=== DIRECTIONS ===
Copy exactly the block of lines between the one containing "Reproduce this chart with matplotlib." and the one containing "Reproduce this screenshot", inclusive.

=== RECORDS PROVIDED ===
----
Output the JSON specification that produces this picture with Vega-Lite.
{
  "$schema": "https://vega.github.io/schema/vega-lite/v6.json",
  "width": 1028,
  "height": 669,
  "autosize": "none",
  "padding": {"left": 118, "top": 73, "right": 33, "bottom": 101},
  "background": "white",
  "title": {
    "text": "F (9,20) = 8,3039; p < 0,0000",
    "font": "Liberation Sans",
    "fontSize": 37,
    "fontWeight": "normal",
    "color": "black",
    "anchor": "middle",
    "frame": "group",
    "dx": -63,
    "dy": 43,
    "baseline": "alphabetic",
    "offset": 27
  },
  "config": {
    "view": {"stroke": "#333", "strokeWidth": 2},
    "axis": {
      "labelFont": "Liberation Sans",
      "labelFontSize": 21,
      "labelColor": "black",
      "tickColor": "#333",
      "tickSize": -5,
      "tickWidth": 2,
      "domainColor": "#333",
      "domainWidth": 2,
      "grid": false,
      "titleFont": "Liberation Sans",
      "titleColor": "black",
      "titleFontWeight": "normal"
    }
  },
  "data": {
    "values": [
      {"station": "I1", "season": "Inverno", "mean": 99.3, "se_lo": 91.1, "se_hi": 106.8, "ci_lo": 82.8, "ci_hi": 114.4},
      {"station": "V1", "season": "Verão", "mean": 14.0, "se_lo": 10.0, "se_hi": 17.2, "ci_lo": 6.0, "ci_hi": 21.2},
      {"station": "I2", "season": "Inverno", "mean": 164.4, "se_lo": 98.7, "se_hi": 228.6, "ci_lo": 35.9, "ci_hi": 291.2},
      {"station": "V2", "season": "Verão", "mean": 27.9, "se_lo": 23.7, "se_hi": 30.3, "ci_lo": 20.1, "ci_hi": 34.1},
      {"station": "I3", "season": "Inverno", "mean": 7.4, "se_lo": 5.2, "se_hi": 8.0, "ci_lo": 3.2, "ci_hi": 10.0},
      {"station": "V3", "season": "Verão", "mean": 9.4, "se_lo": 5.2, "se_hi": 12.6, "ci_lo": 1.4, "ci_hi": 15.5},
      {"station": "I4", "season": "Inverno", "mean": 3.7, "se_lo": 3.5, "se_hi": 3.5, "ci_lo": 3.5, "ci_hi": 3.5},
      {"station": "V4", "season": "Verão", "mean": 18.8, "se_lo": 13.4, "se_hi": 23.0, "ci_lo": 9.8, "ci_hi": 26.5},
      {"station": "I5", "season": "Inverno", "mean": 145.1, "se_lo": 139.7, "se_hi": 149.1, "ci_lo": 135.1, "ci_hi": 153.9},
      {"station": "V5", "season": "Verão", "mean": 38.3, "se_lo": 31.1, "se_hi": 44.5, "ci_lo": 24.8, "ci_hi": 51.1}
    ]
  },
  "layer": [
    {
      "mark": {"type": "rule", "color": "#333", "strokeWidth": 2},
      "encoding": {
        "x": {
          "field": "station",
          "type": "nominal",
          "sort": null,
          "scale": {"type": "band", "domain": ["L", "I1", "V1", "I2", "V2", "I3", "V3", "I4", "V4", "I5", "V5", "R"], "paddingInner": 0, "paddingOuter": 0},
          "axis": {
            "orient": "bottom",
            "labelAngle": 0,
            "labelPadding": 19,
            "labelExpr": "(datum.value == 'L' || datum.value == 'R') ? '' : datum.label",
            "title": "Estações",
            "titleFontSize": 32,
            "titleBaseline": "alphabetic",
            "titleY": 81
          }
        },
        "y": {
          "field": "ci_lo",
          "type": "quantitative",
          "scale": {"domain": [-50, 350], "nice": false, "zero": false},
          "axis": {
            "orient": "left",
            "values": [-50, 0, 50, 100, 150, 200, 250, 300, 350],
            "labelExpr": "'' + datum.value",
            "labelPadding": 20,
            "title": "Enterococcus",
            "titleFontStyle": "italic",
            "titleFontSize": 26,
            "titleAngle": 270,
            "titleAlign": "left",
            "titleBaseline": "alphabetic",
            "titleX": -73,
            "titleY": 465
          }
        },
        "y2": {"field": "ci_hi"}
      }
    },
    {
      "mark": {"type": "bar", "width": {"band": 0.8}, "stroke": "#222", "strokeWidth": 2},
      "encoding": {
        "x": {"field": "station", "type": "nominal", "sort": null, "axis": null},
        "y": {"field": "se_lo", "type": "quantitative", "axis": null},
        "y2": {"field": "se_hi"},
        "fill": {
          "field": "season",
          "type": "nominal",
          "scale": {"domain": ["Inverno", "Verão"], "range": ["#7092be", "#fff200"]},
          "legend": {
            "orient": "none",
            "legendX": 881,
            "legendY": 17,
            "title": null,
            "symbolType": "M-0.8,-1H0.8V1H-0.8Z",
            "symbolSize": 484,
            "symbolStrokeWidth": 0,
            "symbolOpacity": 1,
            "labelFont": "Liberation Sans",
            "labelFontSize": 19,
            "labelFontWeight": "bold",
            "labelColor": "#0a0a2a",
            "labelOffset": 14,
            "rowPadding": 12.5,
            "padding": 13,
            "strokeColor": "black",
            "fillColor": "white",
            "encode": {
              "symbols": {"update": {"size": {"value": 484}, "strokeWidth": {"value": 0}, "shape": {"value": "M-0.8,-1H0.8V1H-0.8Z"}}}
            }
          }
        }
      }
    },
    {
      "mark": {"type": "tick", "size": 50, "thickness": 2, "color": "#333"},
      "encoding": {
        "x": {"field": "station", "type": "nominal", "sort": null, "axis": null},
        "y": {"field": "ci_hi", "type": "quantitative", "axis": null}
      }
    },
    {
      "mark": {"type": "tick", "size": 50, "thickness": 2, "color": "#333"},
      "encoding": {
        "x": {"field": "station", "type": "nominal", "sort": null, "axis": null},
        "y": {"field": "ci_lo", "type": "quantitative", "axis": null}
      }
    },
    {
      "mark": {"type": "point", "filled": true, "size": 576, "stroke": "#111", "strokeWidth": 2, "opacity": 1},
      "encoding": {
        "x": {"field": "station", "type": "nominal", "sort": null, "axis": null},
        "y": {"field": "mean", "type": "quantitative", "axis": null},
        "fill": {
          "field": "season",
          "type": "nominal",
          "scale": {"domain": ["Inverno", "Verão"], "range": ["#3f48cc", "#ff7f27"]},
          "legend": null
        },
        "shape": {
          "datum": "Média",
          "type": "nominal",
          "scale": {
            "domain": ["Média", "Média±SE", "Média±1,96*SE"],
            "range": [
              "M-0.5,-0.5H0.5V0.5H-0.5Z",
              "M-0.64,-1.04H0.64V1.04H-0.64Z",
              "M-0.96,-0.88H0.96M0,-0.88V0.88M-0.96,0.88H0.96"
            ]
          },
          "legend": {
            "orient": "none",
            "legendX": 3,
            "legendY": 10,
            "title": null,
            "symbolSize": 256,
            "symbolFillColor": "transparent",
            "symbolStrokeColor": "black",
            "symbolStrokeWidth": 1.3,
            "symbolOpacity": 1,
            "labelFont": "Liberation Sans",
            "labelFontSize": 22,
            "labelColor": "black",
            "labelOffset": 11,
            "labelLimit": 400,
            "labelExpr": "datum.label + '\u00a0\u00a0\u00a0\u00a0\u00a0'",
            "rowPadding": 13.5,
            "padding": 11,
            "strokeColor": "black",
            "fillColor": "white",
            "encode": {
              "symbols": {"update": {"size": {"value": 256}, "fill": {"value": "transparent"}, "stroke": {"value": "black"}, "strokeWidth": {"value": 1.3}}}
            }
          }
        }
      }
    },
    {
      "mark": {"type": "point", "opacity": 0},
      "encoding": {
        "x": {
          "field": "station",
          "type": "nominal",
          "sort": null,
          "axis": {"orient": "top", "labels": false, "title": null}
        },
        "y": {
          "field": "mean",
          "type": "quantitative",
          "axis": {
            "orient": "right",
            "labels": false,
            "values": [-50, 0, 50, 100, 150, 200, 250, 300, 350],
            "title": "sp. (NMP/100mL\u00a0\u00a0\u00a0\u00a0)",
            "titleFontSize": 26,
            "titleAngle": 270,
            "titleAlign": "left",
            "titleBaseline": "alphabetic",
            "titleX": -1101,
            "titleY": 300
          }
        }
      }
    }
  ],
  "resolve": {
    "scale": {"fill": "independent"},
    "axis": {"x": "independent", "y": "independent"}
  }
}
----
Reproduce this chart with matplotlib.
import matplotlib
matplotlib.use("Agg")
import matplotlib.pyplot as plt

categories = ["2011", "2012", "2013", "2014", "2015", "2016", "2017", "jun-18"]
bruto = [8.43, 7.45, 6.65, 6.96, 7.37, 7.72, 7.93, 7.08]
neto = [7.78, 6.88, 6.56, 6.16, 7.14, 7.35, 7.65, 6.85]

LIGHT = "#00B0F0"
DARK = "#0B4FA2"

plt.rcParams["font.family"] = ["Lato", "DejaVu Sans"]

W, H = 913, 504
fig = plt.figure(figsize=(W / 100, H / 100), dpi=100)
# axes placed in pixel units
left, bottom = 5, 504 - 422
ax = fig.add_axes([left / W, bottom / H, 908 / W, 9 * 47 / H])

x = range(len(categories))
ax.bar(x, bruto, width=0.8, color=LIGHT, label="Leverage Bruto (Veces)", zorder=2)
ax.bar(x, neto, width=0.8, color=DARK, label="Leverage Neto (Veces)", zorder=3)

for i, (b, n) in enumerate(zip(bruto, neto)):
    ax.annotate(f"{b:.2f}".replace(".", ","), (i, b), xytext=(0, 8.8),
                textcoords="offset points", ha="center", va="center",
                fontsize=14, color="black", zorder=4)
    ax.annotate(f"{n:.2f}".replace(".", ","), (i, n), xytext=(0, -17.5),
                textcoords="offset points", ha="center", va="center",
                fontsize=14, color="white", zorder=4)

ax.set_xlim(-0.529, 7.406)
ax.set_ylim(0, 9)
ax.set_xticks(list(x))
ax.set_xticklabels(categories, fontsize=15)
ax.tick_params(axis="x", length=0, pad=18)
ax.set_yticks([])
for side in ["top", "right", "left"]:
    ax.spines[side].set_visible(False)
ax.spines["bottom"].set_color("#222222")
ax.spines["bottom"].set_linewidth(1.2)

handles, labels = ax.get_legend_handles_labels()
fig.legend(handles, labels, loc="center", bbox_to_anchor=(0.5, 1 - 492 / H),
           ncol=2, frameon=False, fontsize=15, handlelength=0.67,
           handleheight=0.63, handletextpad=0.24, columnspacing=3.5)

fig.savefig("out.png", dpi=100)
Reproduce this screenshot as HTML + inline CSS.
----
=== SOLVED PROBLEM ===
Reproduce this chart with matplotlib.
import matplotlib
matplotlib.use("Agg")
import matplotlib.pyplot as plt

categories = ["2011", "2012", "2013", "2014", "2015", "2016", "2017", "jun-18"]
bruto = [8.43, 7.45, 6.65, 6.96, 7.37, 7.72, 7.93, 7.08]
neto = [7.78, 6.88, 6.56, 6.16, 7.14, 7.35, 7.65, 6.85]

LIGHT = "#00B0F0"
DARK = "#0B4FA2"

plt.rcParams["font.family"] = ["Lato", "DejaVu Sans"]

W, H = 913, 504
fig = plt.figure(figsize=(W / 100, H / 100), dpi=100)
# axes placed in pixel units
left, bottom = 5, 504 - 422
ax = fig.add_axes([left / W, bottom / H, 908 / W, 9 * 47 / H])

x = range(len(categories))
ax.bar(x, bruto, width=0.8, color=LIGHT, label="Leverage Bruto (Veces)", zorder=2)
ax.bar(x, neto, width=0.8, color=DARK, label="Leverage Neto (Veces)", zorder=3)

for i, (b, n) in enumerate(zip(bruto, neto)):
    ax.annotate(f"{b:.2f}".replace(".", ","), (i, b), xytext=(0, 8.8),
                textcoords="offset points", ha="center", va="center",
                fontsize=14, color="black", zorder=4)
    ax.annotate(f"{n:.2f}".replace(".", ","), (i, n), xytext=(0, -17.5),
                textcoords="offset points", ha="center", va="center",
                fontsize=14, color="white", zorder=4)

ax.set_xlim(-0.529, 7.406)
ax.set_ylim(0, 9)
ax.set_xticks(list(x))
ax.set_xticklabels(categories, fontsize=15)
ax.tick_params(axis="x", length=0, pad=18)
ax.set_yticks([])
for side in ["top", "right", "left"]:
    ax.spines[side].set_visible(False)
ax.spines["bottom"].set_color("#222222")
ax.spines["bottom"].set_linewidth(1.2)

handles, labels = ax.get_legend_handles_labels()
fig.legend(handles, labels, loc="center", bbox_to_anchor=(0.5, 1 - 492 / H),
           ncol=2, frameon=False, fontsize=15, handlelength=0.67,
           handleheight=0.63, handletextpad=0.24, columnspacing=3.5)

fig.savefig("out.png", dpi=100)
Reproduce this screenshot as HTML + inline CSS.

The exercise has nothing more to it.